DP10434 Technology and the Changing Family: A Unified Model of Marriage, Divorce, Educational Attainment and Married Female Labor-Force Participation
|Author(s):||Jeremy Greenwood, Nezih Guner, Georgi Kocharkov, Cezar Santos|
|Publication Date:||February 2015|
|Keyword(s):||assortative mating, education, household production, inequality, marriage and divorce, married female labour supply|
|JEL(s):||E13, J12, J22, O11|
|Programme Areas:||International Macroeconomics, Labour Economics|
|Link to this Page:||www.cepr.org/active/publications/discussion_papers/dp.php?dpno=10434|
Marriage has declined since 1960, with the drop being bigger for non-college educated individuals versus college educated ones. Divorce has increased, more so for the non-college educated.

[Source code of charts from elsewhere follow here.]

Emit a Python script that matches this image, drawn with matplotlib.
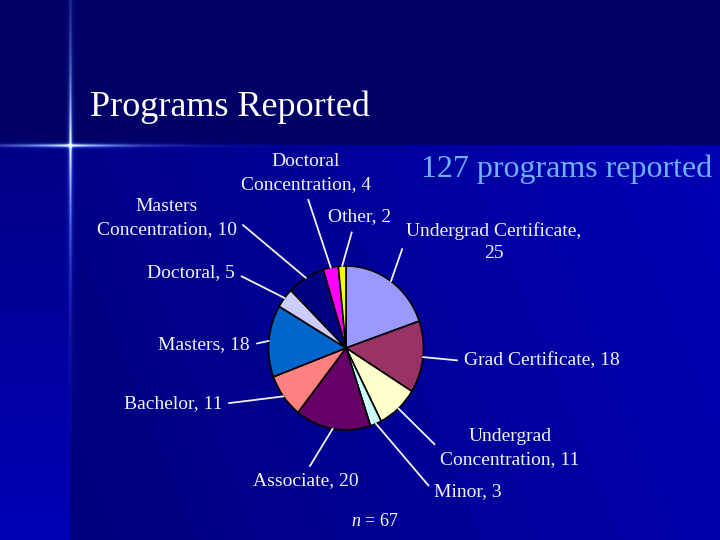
import matplotlib
matplotlib.use("Agg")
import matplotlib.pyplot as plt
import numpy as np

# data
labels = ["Undergrad Certificate,\n25", "Grad Certificate, 18", "Undergrad\nConcentration, 11",
          "Minor, 3", "Associate, 20", "Bachelor, 11", "Masters, 18", "Doctoral, 5",
          "Masters\nConcentration, 10", "Doctoral\nConcentration, 4", "Other, 2"]
counts = [25, 18, 11, 3, 20, 11, 18, 5, 10, 4, 2]
colors = ["#9999FF", "#993366", "#FFFFCC", "#CCFFFF", "#660066", "#FF8080",
          "#0066CC", "#CCCCFF", "#000080", "#FF00FF", "#FFFF00"]

# label placement in figure pixels (x, y from top), alignment, leader attach point
label_pos = [(494, 242, "center", (0, 0.62)), (464, 361, "left", (0, 0.5)),
             (510, 448, "center", (0, 0.45)), (434, 492, "left", (0, 0.5)),
             (306, 481, "center", (0.5, 1)), (222, 404, "right", (1, 0.5)),
             (250, 345, "right", (1, 0.5)), (235, 273, "right", (1, 0.5)),
             (167, 218, "center", (1, 0.45)), (306, 173, "center", (0.5, 0)),
             (360, 217, "center", (0.4, 0))]

W, H = 720, 540
plt.rcParams["font.family"] = ["Liberation Serif", "DejaVu Serif"]
plt.rcParams["mathtext.fontset"] = "custom"
plt.rcParams["mathtext.it"] = "Liberation Serif:italic"
plt.rcParams["mathtext.rm"] = "Liberation Serif"

fig = plt.figure(figsize=(7.2, 5.4), dpi=100)

# --- background slide ---
yy, xx = np.mgrid[0:H, 0:W].astype(float)
bg = np.zeros((H, W, 3))
blue = np.where(yy < 145, 0.40, 0.47 + 0.20 * (xx / W) + 0.06 * (1 - yy / H))
blue = np.where((yy >= 145) & (xx < 70), 0.52 + 0.20 * (yy - 145) / (H - 145), blue)
bg[..., 2] = blue
# lens flare
v = np.exp(-((xx - 70) / 1.3) ** 2) * np.exp(-np.abs(yy - 145) / 70.0)
h = np.exp(-((yy - 145) / 1.4) ** 2) * np.exp(-np.abs(xx - 70) / 45.0)
glow = np.exp(-((xx - 70) / 3.5) ** 2) * np.exp(-np.abs(yy - 145) / 110.0) * 0.5 \
     + np.exp(-((yy - 145) / 3.0) ** 2) * np.exp(-np.abs(xx - 70) / 70.0) * 0.5
flare = np.clip(v + h, 0, 1)
bg[..., 0] += 0.9 * flare + 0.15 * glow
bg[..., 1] += 0.9 * flare + 0.35 * glow
bg[..., 2] += 0.6 * flare + 0.5 * glow
bg = np.clip(bg, 0, 1)
ax_bg = fig.add_axes([0, 0, 1, 1])
ax_bg.imshow(bg, extent=(0, W, H, 0), aspect="auto")
ax_bg.axis("off")

# --- pie ---
cx, cy, rx, ry = 346, 348, 77.5, 82
ax = fig.add_axes([(cx - rx) / W, 1 - (cy + ry) / H, 2 * rx / W, 2 * ry / H])
wedges, _ = ax.pie(counts, colors=colors, startangle=90, counterclock=False,
                   wedgeprops=dict(edgecolor="black", linewidth=1.2))
ax.set_aspect("auto")
ax.set_xlim(-1, 1)
ax.set_ylim(-1, 1)

for w, lab, (lx, ly, ha, rp) in zip(wedges, labels, label_pos):
    ang = np.deg2rad((w.theta1 + w.theta2) / 2)
    ax.annotate(lab, xy=(np.cos(ang), np.sin(ang)), xycoords="data",
                xytext=(lx / W, 1 - ly / H), textcoords="figure fraction",
                ha=ha, va="center", multialignment="center", fontsize=14,
                linespacing=1.45, color="#f2f2f2",
                arrowprops=dict(arrowstyle="-", color="#f2f2f2", lw=1.3,
                                relpos=rp, shrinkA=3, shrinkB=0))

fig.text(90 / W, 1 - 107 / H, "Programs Reported", fontsize=26, color="white",
         ha="left", va="center")
fig.text(567 / W, 1 - 169 / H, "127 programs reported", fontsize=23, color="#6fb0ff",
         ha="center", va="center")
fig.text(375 / W, 1 - 521 / H, r"$n$ = 67", fontsize=13, color="white",
         ha="center", va="center")

fig.savefig("out.png", dpi=100)
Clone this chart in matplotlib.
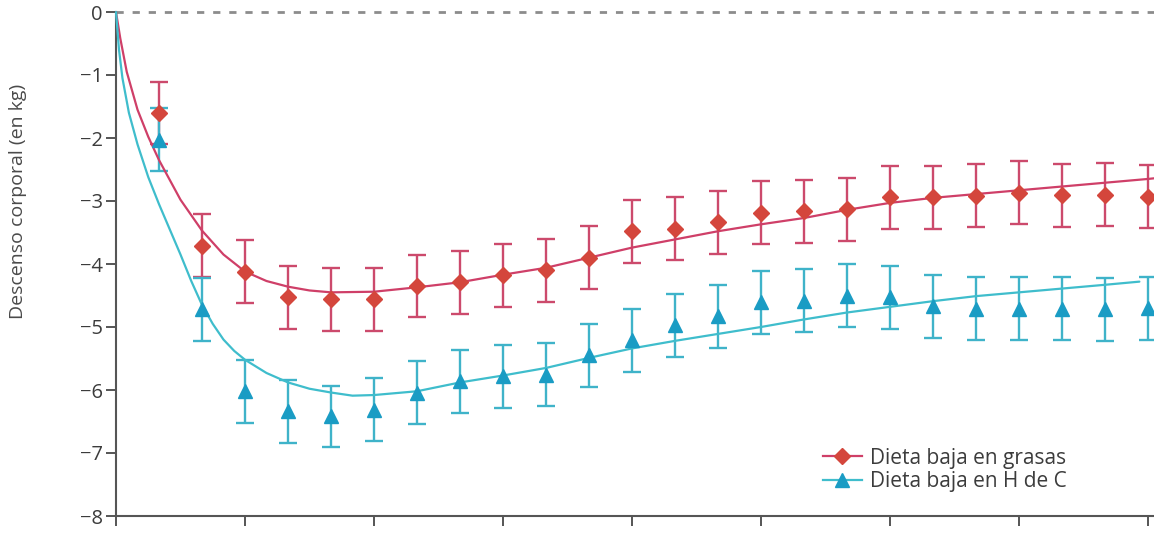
import matplotlib
matplotlib.use('Agg')
import matplotlib.pyplot as plt
from matplotlib.lines import Line2D

# ---- data ----
months = [1, 2, 3, 4, 5, 6, 7, 8, 9, 10, 11, 12,
          13, 14, 15, 16, 17, 18, 19, 20, 21, 22, 23, 24]
low_fat = [-1.60, -3.71, -4.12, -4.53, -4.56, -4.56, -4.35, -4.29, -4.18, -4.10, -3.90, -3.48,
           -3.44, -3.34, -3.19, -3.16, -3.13, -2.94, -2.94, -2.92, -2.87, -2.91, -2.90, -2.93]
low_fat_err = [0.49, 0.50, 0.50, 0.50, 0.50, 0.50, 0.49, 0.50, 0.50, 0.50, 0.50, 0.50,
               0.50, 0.50, 0.50, 0.50, 0.50, 0.50, 0.50, 0.50, 0.50, 0.50, 0.50, 0.50]
low_carb = [-2.03, -4.72, -6.02, -6.34, -6.42, -6.31, -6.04, -5.86, -5.78, -5.76, -5.45, -5.21,
            -4.97, -4.83, -4.61, -4.58, -4.50, -4.53, -4.67, -4.71, -4.71, -4.71, -4.72, -4.70]
low_carb_err = [0.50, 0.50, 0.50, 0.50, 0.48, 0.50, 0.50, 0.50, 0.50, 0.50, 0.50, 0.50,
                0.50, 0.50, 0.50, 0.50, 0.50, 0.50, 0.50, 0.50, 0.50, 0.50, 0.50, 0.50]

# fitted curves
fat_fit_x = [0, 0.1, 0.25, 0.5, 0.75, 1, 1.5, 2, 2.5, 3, 3.5, 4, 4.5, 5, 6, 7, 8, 9, 10, 11, 12,
             13, 14, 15, 16, 17, 18, 19, 20, 21, 22, 23, 24, 24.14]
fat_fit_y = [0, -0.42, -0.95, -1.55, -1.98, -2.35, -2.98, -3.47, -3.85, -4.12, -4.27, -4.36,
             -4.42, -4.45, -4.44, -4.37, -4.29, -4.17, -4.06, -3.90, -3.74, -3.61, -3.48,
             -3.37, -3.27, -3.14, -3.03, -2.95, -2.89, -2.83, -2.77, -2.71, -2.65, -2.64]
carb_fit_x = [0, 0.07, 0.15, 0.3, 0.5, 0.75, 1, 1.25, 1.5, 1.75, 2, 2.25, 2.5, 2.75, 3, 3.5, 4,
              4.5, 5, 5.5, 6, 7, 8, 9, 10, 11, 12, 13, 14, 15, 16, 17, 18, 19, 20, 21, 22, 23,
              23.8]
carb_fit_y = [0, -0.60, -1.05, -1.60, -2.10, -2.62, -3.05, -3.45, -3.85, -4.27, -4.65, -4.95,
              -5.20, -5.38, -5.52, -5.73, -5.88, -5.98, -6.04, -6.09, -6.08, -6.02, -5.88,
              -5.77, -5.65, -5.49, -5.34, -5.22, -5.11, -5.00, -4.88, -4.77, -4.68, -4.59,
              -4.51, -4.45, -4.39, -4.33, -4.28]

x_ticks = [0, 3, 6, 9, 12, 15, 18, 21, 24]
y_ticks = [0, -1, -2, -3, -4, -5, -6, -7, -8]
y_tick_labels = ['0', '\u22121', '\u22122', '\u22123', '\u22124', '\u22125', '\u22126', '\u22127', '\u22128']
y_label = 'Descenso corporal (en kg)'
legend_labels = ['Dieta baja en grasas', 'Dieta baja en H de C']

# ---- style ----
plt.rcParams['font.family'] = ['Open Sans', 'DejaVu Sans']
W, H = 1154, 534
fig = plt.figure(figsize=(W / 100, H / 100), dpi=100)
ax = fig.add_axes([116 / W, 18 / H, (W - 116) / W, 504 / H])

red_line = '#cf3f68'
red_mark = '#d4463c'
red_err = '#cc4a6c'
cyan_line = '#3fbdcc'
cyan_mark = '#1a9cc4'
cyan_err = '#3fb3c9'
axis_col = '#555555'
text_col = '#3c3c3c'

ax.axhline(0, color='#8c8c8c', lw=2.0, ls=(0, (2.6, 3.2)), zorder=1, clip_on=False)

ax.errorbar(months, low_fat, yerr=low_fat_err, fmt='none', ecolor=red_err,
            elinewidth=1.7, capsize=6.5, capthick=1.7, zorder=2)
ax.errorbar(months, low_carb, yerr=low_carb_err, fmt='none', ecolor=cyan_err,
            elinewidth=1.7, capsize=6.5, capthick=1.7, zorder=2)

ax.plot(fat_fit_x, fat_fit_y, color=red_line, lw=1.6, zorder=3, clip_on=False,
        solid_capstyle='round', solid_joinstyle='round')
ax.plot(carb_fit_x, carb_fit_y, color=cyan_line, lw=1.6, zorder=3, clip_on=False,
        solid_capstyle='round', solid_joinstyle='round')

ax.plot(months, low_fat, ls='none', marker='D', ms=8, color=red_mark, mec=red_mark,
        zorder=4, clip_on=False)
ax.plot(months, low_carb, ls='none', marker='^', ms=9.5, color=cyan_mark, mec=cyan_mark,
        zorder=4, clip_on=False)

ax.set_xlim(0, 24.14)
ax.set_ylim(-8, 0)
ax.set_xticks(x_ticks)
ax.set_xticklabels([])
ax.set_yticks(y_ticks)
ax.set_yticklabels(y_tick_labels)

for s in ['top', 'right']:
    ax.spines[s].set_visible(False)
for s in ['left', 'bottom']:
    ax.spines[s].set_color(axis_col)
    ax.spines[s].set_linewidth(1.5)
ax.tick_params(axis='both', direction='out', length=7.5, width=1.4, color=axis_col,
               labelcolor=text_col, labelsize=14.5)
ax.tick_params(axis='y', pad=2)

fig.text(18 / W, 1 - 201 / H, y_label, rotation=90, ha='center', va='center',
         fontsize=14, color='#4a4a4a')

handles = [
    Line2D([0], [0], color=red_line, lw=1.6, marker='D', ms=8, mfc=red_mark, mec=red_mark),
    Line2D([0], [0], color=cyan_line, lw=1.6, marker='^', ms=9.5, mfc=cyan_mark, mec=cyan_mark),
]
leg = ax.legend(handles, legend_labels, loc='upper left',
                bbox_to_anchor=(808 / W, 1 - 433 / H), bbox_transform=fig.transFigure,
                frameon=False, fontsize=15, handlelength=1.9, handletextpad=0.4,
                labelspacing=0.12, borderpad=0.2)
for t in leg.get_texts():
    t.set_color(text_col)

fig.savefig('out.png', dpi=100)
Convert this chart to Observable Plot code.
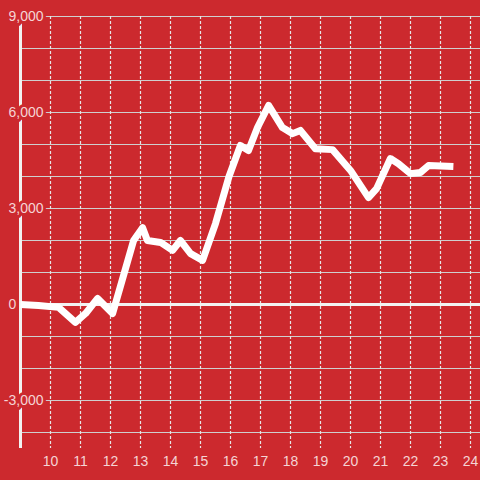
<!DOCTYPE html>
<html>
<head>
<meta charset="utf-8">
<script src="https://cdn.jsdelivr.net/npm/d3@7"></script>
<script src="https://cdn.jsdelivr.net/npm/@observablehq/plot@0.6"></script>
<style>
  html, body { margin: 0; padding: 0; background: #cc292e; }
  #chart { width: 480px; height: 480px; }
</style>
</head>
<body>
<div id="chart"></div>
<script>
const hours = [9.0, 9.6, 10.27, 10.83, 11.17, 11.57, 12.07, 12.77, 13.07, 13.23, 13.67, 14.07, 14.33, 14.67, 15.07, 15.5, 15.95, 16.33, 16.6, 16.9, 17.27, 17.73, 18.07, 18.33, 18.83, 19.4, 20.0, 20.6, 20.87, 21.33, 21.6, 22.0, 22.33, 22.6, 23.43];
const values = [0, -30, -90, -560, -280, 190, -280, 2000, 2400, 2000, 1940, 1690, 2000, 1590, 1380, 2530, 4000, 4970, 4810, 5530, 6220, 5530, 5340, 5440, 4870, 4840, 4190, 3340, 3620, 4560, 4400, 4090, 4125, 4340, 4310];

const xTicks = [10, 11, 12, 13, 14, 15, 16, 17, 18, 19, 20, 21, 22, 23, 24];
const yGrid = [-4000, -3000, -2000, -1000, 1000, 2000, 3000, 4000, 5000, 6000, 7000, 8000, 9000];
const yTicks = [-3000, 0, 3000, 6000, 9000];
const yTickLabels = ["-3,000", "0", "3,000", "6,000", "9,000"];

const bg = "#cc292e";
const labelColor = "#f5d4d5";
const data = hours.map((h, i) => ({hour: h, value: values[i]}));
const yLabelData = yTicks.map((v, i) => ({value: v, label: yTickLabels[i]}));

const chart = Plot.plot({
  width: 480,
  height: 480,
  marginLeft: 20,
  marginRight: 0,
  marginTop: 16,
  marginBottom: 32,
  style: {background: bg, fontFamily: "'Liberation Sans', Arial, sans-serif"},
  x: {domain: [9, 24.3333], axis: null},
  y: {domain: [-4500, 9000], axis: null},
  marks: [
    Plot.ruleY(yGrid, {stroke: "#cfcfcf", strokeWidth: 1.2}),
    Plot.ruleX(xTicks, {stroke: "#e6e6e6", strokeWidth: 1.2, strokeDasharray: "3,2"}),
    Plot.ruleY([0], {stroke: "#f2f2f2", strokeWidth: 3}),
    Plot.ruleX([9], {stroke: "#f2f2f2", strokeWidth: 3}),
    Plot.text(yLabelData, Plot.filter(d => d.value !== 0, {
      x: () => 9, y: "value", text: "label",
      textAnchor: "end", dx: 23, fontSize: 14,
      fill: labelColor, stroke: bg, strokeWidth: 6
    })),
    Plot.text(yLabelData, Plot.filter(d => d.value === 0, {
      x: () => 9, y: "value", text: "label",
      textAnchor: "start", dx: -12, fontSize: 14,
      fill: labelColor
    })),
    Plot.text(xTicks, {
      x: d => d, y: () => -4500, text: d => String(d),
      dy: 13, fontSize: 14, fill: labelColor
    }),
    Plot.line(data, {
      x: "hour", y: "value", stroke: "#ffffff", strokeWidth: 7,
      strokeLinejoin: "round", strokeLinecap: "butt", curve: "linear"
    })
  ]
});
document.getElementById("chart").appendChild(chart);
</script>
</body>
</html>
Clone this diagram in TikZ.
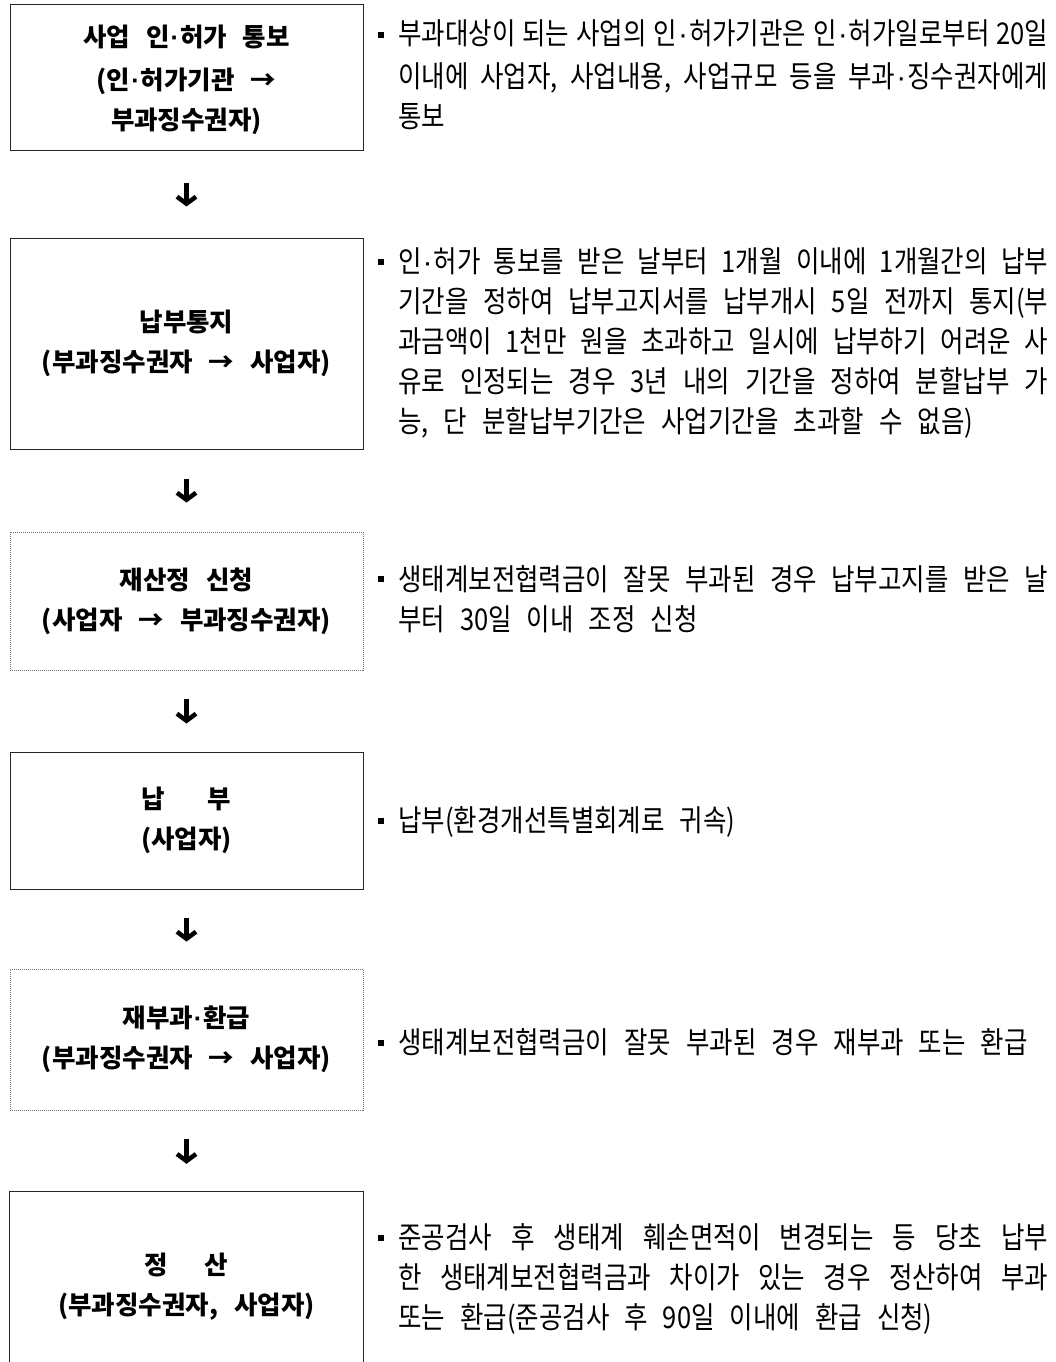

Additionally, positive assortative mating has risen. Income inequality among households has also widened. A unified model of marriage, divorce, educational attainment and married female labor-force participation is developed and estimated to fit the postwar U.S. data. Two underlying driving forces are considered: technological progress in the household sector and shifts in the wage structure. The analysis emphasizes the joint role that educational attainment, married female labor-force participation, and assortative mating play in determining income inequality.